**Task goal:** Every line that contains the word "chart" should be copied out.

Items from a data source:
************

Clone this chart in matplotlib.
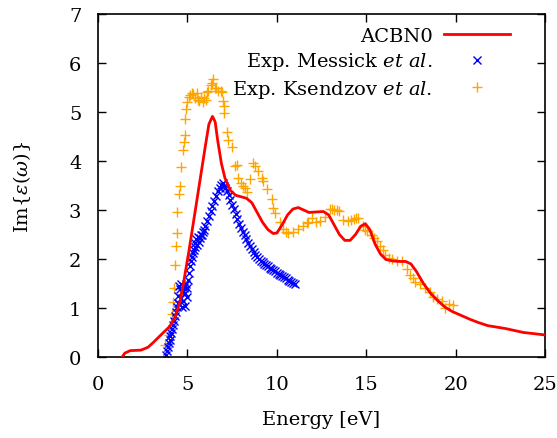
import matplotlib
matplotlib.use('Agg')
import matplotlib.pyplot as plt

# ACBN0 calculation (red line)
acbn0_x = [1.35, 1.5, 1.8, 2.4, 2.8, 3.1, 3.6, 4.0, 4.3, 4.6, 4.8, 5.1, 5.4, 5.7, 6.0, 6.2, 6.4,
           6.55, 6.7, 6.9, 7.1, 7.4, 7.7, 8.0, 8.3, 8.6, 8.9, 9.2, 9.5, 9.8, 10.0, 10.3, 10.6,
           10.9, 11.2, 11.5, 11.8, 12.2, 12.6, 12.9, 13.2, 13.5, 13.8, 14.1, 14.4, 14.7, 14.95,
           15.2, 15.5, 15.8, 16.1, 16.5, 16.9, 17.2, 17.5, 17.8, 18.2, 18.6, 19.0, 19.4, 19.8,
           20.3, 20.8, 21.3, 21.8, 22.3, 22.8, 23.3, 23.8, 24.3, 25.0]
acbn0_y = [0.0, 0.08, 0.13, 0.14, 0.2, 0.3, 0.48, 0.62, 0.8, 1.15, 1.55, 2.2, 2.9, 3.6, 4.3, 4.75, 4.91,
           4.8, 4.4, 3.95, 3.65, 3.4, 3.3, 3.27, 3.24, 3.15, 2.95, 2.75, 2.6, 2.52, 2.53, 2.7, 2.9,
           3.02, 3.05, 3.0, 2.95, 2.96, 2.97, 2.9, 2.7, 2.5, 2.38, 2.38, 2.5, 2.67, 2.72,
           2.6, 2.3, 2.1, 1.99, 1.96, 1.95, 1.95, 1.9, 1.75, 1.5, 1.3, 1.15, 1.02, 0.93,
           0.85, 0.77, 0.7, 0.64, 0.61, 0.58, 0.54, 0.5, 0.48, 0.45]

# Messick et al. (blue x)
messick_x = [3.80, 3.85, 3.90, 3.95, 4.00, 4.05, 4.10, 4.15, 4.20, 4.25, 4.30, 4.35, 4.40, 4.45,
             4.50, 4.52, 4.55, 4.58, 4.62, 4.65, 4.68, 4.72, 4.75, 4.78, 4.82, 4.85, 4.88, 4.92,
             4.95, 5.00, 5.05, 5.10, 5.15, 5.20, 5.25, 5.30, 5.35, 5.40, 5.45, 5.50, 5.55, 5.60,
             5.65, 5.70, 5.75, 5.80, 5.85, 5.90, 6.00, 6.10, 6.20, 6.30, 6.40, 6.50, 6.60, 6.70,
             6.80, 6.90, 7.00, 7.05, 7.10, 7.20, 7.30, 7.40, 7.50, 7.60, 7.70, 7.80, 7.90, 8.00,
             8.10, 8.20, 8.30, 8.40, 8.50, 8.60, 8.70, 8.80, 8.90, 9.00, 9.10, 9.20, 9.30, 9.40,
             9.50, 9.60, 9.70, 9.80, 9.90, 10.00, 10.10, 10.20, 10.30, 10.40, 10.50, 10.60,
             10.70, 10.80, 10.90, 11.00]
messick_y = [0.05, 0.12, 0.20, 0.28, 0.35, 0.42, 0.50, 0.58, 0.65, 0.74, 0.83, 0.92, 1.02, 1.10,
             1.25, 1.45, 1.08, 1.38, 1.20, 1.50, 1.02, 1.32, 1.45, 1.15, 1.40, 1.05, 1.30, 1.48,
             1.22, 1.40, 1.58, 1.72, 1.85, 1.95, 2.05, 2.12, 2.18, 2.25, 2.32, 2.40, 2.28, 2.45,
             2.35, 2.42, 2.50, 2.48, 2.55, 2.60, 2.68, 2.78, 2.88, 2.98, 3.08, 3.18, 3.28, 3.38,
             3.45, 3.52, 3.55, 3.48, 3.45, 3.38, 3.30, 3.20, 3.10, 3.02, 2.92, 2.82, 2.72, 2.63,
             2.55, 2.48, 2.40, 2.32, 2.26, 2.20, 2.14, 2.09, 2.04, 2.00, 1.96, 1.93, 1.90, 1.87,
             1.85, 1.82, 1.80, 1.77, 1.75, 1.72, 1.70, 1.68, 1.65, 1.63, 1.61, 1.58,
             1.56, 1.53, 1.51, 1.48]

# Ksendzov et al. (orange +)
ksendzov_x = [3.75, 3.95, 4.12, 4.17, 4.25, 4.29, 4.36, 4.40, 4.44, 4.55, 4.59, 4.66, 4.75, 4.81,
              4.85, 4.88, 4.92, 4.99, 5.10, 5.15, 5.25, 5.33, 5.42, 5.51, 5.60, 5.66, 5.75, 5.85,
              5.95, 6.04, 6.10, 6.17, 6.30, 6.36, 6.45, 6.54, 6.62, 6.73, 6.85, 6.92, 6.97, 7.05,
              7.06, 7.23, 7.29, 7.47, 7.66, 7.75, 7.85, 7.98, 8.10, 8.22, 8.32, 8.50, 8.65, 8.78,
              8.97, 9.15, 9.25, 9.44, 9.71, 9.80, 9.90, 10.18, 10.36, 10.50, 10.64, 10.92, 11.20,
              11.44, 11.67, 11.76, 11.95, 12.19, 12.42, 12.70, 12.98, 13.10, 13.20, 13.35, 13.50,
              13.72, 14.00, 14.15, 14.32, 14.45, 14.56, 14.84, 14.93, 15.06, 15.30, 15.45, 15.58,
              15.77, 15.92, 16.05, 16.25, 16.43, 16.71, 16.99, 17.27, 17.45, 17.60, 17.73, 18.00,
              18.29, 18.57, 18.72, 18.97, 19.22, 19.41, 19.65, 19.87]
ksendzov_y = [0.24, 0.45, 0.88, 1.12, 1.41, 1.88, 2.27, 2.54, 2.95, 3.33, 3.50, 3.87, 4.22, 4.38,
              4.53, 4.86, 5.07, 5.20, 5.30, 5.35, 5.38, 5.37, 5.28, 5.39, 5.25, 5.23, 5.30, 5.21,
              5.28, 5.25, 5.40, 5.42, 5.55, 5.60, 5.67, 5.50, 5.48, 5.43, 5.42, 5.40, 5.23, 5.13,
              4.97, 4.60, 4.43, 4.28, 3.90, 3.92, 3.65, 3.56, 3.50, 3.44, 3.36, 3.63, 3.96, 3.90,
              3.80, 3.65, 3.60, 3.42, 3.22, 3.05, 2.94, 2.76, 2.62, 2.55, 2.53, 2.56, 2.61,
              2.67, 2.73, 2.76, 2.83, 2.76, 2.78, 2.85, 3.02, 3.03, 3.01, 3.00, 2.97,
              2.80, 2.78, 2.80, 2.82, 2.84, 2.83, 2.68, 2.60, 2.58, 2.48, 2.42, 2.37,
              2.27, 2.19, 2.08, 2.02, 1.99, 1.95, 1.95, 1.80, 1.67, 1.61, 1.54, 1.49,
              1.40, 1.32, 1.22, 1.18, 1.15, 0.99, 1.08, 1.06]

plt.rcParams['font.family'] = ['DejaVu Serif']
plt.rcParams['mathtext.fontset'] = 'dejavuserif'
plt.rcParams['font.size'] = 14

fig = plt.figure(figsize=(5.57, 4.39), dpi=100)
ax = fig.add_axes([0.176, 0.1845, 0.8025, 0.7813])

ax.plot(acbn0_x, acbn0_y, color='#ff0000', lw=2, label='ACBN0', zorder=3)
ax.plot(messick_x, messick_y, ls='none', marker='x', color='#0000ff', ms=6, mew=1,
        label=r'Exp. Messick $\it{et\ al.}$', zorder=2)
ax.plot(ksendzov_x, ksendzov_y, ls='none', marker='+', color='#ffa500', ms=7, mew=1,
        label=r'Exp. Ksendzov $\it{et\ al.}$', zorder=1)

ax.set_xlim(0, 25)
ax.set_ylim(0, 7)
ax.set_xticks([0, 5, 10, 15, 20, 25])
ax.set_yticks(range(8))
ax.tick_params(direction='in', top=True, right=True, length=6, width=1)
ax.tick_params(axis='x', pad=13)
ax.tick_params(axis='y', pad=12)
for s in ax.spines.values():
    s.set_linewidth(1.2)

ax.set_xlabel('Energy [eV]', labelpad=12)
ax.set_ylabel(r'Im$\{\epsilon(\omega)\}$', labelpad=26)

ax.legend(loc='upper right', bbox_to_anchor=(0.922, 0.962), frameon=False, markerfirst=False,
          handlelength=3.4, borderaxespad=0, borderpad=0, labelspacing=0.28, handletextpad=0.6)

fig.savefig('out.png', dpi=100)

************

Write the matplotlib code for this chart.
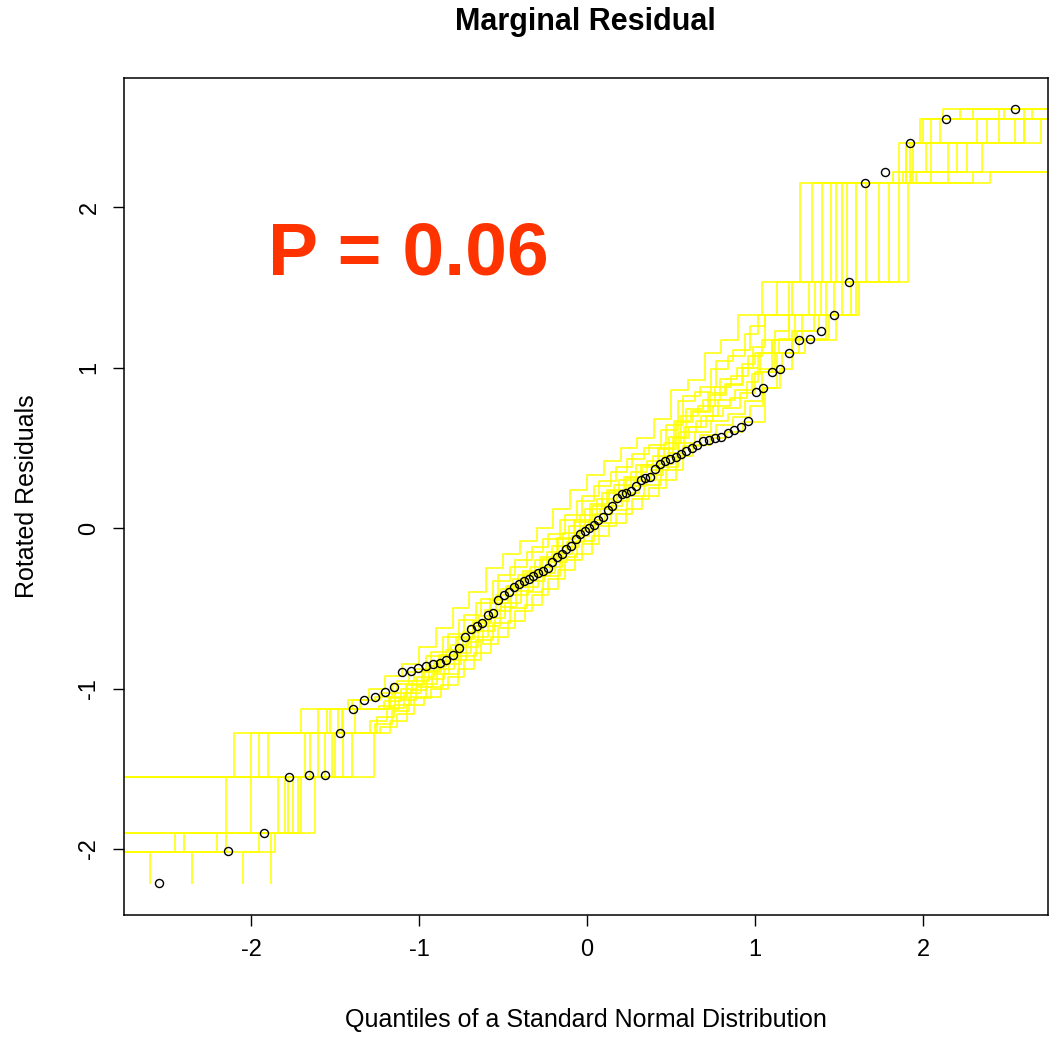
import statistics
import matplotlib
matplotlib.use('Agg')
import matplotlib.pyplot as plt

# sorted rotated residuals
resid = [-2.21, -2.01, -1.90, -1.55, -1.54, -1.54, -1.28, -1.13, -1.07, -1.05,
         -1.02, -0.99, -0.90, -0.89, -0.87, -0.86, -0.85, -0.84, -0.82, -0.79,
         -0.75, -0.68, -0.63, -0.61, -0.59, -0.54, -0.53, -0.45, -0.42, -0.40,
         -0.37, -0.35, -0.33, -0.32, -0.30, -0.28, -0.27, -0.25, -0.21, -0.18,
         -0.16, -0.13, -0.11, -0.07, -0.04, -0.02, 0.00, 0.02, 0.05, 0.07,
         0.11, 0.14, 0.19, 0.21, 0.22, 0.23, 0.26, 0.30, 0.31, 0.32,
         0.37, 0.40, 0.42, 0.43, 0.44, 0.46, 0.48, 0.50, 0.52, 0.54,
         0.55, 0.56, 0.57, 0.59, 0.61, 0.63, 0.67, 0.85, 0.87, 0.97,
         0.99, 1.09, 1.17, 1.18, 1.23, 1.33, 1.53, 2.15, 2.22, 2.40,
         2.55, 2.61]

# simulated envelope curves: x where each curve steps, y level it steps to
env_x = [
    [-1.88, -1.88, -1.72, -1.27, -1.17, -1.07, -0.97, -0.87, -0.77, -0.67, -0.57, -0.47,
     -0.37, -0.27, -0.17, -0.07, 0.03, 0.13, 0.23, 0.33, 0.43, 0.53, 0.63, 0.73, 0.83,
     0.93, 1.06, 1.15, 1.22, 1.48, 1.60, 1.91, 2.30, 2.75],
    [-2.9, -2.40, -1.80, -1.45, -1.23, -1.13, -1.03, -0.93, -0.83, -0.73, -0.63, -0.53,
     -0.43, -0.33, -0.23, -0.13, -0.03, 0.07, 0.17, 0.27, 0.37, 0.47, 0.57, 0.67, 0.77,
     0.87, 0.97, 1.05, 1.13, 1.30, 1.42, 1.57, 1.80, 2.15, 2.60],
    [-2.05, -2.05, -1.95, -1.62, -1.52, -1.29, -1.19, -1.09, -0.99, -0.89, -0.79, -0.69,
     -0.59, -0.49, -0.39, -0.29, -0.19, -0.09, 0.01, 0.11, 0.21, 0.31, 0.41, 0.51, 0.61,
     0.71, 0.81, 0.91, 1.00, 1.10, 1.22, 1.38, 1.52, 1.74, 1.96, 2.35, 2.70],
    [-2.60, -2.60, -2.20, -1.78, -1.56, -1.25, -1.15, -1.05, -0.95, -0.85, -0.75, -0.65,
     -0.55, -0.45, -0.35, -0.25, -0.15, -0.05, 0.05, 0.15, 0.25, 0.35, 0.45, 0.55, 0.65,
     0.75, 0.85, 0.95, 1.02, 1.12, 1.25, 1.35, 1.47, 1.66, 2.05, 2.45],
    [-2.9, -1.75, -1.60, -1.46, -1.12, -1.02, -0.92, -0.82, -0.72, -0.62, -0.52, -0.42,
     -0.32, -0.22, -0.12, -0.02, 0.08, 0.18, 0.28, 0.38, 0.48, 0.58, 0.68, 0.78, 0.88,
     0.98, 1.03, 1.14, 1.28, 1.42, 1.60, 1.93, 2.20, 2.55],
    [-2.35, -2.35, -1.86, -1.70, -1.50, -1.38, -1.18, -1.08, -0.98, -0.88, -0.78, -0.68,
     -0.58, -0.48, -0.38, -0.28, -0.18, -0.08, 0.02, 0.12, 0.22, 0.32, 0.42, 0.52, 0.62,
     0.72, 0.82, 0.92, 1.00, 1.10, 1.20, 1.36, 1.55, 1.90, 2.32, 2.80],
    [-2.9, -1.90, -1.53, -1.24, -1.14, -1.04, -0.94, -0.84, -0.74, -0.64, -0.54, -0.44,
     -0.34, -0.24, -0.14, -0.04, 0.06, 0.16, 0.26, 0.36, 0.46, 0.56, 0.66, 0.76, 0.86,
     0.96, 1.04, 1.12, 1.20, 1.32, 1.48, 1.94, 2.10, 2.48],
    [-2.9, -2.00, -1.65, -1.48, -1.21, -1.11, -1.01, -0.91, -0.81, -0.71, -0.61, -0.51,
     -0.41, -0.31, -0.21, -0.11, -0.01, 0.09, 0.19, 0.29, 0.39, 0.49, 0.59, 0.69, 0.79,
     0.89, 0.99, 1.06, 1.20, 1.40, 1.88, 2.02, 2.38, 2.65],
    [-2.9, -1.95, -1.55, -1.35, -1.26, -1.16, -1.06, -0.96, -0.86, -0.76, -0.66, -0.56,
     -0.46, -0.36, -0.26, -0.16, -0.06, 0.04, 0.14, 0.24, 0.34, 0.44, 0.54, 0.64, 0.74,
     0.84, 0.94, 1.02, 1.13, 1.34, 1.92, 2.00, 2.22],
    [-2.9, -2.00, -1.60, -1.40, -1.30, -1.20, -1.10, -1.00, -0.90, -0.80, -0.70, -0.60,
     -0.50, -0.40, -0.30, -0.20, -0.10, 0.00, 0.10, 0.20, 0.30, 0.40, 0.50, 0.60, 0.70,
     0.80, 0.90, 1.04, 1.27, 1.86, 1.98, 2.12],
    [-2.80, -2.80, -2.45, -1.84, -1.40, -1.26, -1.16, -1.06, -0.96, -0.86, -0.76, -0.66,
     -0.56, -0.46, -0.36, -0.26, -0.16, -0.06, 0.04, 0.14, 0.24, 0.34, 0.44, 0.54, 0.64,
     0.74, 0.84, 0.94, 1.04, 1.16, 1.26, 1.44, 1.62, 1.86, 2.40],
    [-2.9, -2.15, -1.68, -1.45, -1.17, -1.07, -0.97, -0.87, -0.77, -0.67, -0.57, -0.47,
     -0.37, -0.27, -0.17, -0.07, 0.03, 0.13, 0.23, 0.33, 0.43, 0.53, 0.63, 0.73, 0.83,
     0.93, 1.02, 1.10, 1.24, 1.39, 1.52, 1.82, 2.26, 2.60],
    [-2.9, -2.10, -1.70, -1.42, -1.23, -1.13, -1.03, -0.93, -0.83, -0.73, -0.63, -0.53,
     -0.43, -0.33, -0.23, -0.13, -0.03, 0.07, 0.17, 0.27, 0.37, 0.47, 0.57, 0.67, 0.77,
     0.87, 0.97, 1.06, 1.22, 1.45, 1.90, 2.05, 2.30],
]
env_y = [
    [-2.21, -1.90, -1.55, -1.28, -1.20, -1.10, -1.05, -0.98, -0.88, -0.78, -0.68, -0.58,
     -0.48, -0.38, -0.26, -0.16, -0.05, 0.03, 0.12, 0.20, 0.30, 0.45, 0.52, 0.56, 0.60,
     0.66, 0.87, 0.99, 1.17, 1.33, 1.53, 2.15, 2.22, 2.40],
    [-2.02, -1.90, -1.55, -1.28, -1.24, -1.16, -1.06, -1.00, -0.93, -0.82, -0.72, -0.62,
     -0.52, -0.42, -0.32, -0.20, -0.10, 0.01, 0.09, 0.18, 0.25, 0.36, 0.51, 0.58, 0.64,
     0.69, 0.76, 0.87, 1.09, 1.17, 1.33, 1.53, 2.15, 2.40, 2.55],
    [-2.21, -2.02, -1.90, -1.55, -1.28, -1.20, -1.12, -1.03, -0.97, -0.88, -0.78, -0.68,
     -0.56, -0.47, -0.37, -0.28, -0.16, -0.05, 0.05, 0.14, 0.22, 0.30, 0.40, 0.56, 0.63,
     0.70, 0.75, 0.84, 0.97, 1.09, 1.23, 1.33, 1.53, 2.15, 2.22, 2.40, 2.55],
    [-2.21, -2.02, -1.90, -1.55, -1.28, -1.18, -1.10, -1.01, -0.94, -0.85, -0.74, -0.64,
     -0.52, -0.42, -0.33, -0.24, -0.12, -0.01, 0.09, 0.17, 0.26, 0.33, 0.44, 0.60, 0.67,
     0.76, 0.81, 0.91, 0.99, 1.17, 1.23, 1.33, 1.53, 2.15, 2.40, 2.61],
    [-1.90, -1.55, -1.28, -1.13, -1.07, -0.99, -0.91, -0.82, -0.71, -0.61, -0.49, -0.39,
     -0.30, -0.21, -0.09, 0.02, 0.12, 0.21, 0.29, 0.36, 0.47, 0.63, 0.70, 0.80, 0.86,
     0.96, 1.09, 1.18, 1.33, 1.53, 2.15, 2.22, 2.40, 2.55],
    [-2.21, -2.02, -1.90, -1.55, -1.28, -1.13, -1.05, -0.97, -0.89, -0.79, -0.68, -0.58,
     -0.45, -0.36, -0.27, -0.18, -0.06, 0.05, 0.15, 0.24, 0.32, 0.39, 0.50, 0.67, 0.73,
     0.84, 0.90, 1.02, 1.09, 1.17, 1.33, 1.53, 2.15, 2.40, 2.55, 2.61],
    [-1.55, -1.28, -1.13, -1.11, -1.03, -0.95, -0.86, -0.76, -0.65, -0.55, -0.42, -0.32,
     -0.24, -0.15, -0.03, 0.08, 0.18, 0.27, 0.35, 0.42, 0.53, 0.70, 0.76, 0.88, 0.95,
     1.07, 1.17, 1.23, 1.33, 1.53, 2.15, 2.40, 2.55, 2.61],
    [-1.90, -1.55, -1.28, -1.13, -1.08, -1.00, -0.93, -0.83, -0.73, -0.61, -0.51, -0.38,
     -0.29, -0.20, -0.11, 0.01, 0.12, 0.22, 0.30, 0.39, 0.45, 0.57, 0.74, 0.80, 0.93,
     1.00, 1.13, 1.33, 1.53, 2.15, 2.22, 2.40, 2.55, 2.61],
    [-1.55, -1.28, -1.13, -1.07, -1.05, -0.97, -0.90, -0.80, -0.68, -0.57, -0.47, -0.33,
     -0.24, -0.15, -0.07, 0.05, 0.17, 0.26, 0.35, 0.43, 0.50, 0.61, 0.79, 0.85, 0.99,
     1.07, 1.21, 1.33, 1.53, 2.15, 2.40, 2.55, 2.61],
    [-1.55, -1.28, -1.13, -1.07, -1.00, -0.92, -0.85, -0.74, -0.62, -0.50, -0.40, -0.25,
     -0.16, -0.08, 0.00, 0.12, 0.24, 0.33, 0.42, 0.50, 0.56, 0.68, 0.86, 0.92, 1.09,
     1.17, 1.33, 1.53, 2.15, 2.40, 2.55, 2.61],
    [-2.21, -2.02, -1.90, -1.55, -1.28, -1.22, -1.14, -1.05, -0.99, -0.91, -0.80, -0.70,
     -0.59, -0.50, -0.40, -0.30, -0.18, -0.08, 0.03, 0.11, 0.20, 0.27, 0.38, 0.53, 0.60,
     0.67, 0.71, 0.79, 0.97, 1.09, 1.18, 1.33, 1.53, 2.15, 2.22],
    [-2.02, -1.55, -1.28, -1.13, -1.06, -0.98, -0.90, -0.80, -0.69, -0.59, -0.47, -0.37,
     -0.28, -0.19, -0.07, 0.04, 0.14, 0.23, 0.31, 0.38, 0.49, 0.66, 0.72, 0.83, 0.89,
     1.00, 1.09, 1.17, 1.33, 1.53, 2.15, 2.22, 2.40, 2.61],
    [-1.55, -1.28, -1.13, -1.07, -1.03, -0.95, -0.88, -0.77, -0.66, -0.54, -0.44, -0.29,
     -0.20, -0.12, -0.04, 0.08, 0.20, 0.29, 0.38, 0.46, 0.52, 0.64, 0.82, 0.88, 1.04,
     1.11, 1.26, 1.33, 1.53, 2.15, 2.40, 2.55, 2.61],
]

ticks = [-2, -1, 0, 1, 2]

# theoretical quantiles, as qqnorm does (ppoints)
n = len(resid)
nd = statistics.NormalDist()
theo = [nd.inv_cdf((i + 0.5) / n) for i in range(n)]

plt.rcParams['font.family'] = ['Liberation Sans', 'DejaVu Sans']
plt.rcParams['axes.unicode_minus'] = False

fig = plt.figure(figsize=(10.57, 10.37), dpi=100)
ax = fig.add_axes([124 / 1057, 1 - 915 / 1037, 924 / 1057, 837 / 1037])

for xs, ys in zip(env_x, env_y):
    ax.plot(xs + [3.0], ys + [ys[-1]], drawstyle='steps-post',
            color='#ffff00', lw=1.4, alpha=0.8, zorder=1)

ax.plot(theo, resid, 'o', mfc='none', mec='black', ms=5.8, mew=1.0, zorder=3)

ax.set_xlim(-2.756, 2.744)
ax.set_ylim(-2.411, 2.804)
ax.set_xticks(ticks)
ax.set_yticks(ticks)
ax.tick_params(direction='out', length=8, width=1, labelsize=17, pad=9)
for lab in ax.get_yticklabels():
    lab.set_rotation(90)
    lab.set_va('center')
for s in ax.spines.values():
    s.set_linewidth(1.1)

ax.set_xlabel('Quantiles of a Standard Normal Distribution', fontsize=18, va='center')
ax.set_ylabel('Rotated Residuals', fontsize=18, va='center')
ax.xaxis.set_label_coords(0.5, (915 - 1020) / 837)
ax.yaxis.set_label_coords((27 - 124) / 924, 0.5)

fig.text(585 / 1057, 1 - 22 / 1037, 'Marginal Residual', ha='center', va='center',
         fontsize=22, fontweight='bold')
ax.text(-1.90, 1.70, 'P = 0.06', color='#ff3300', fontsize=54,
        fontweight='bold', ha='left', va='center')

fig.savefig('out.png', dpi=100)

************

**Answer below:**
Clone this chart in matplotlib.
Write the matplotlib code for this chart.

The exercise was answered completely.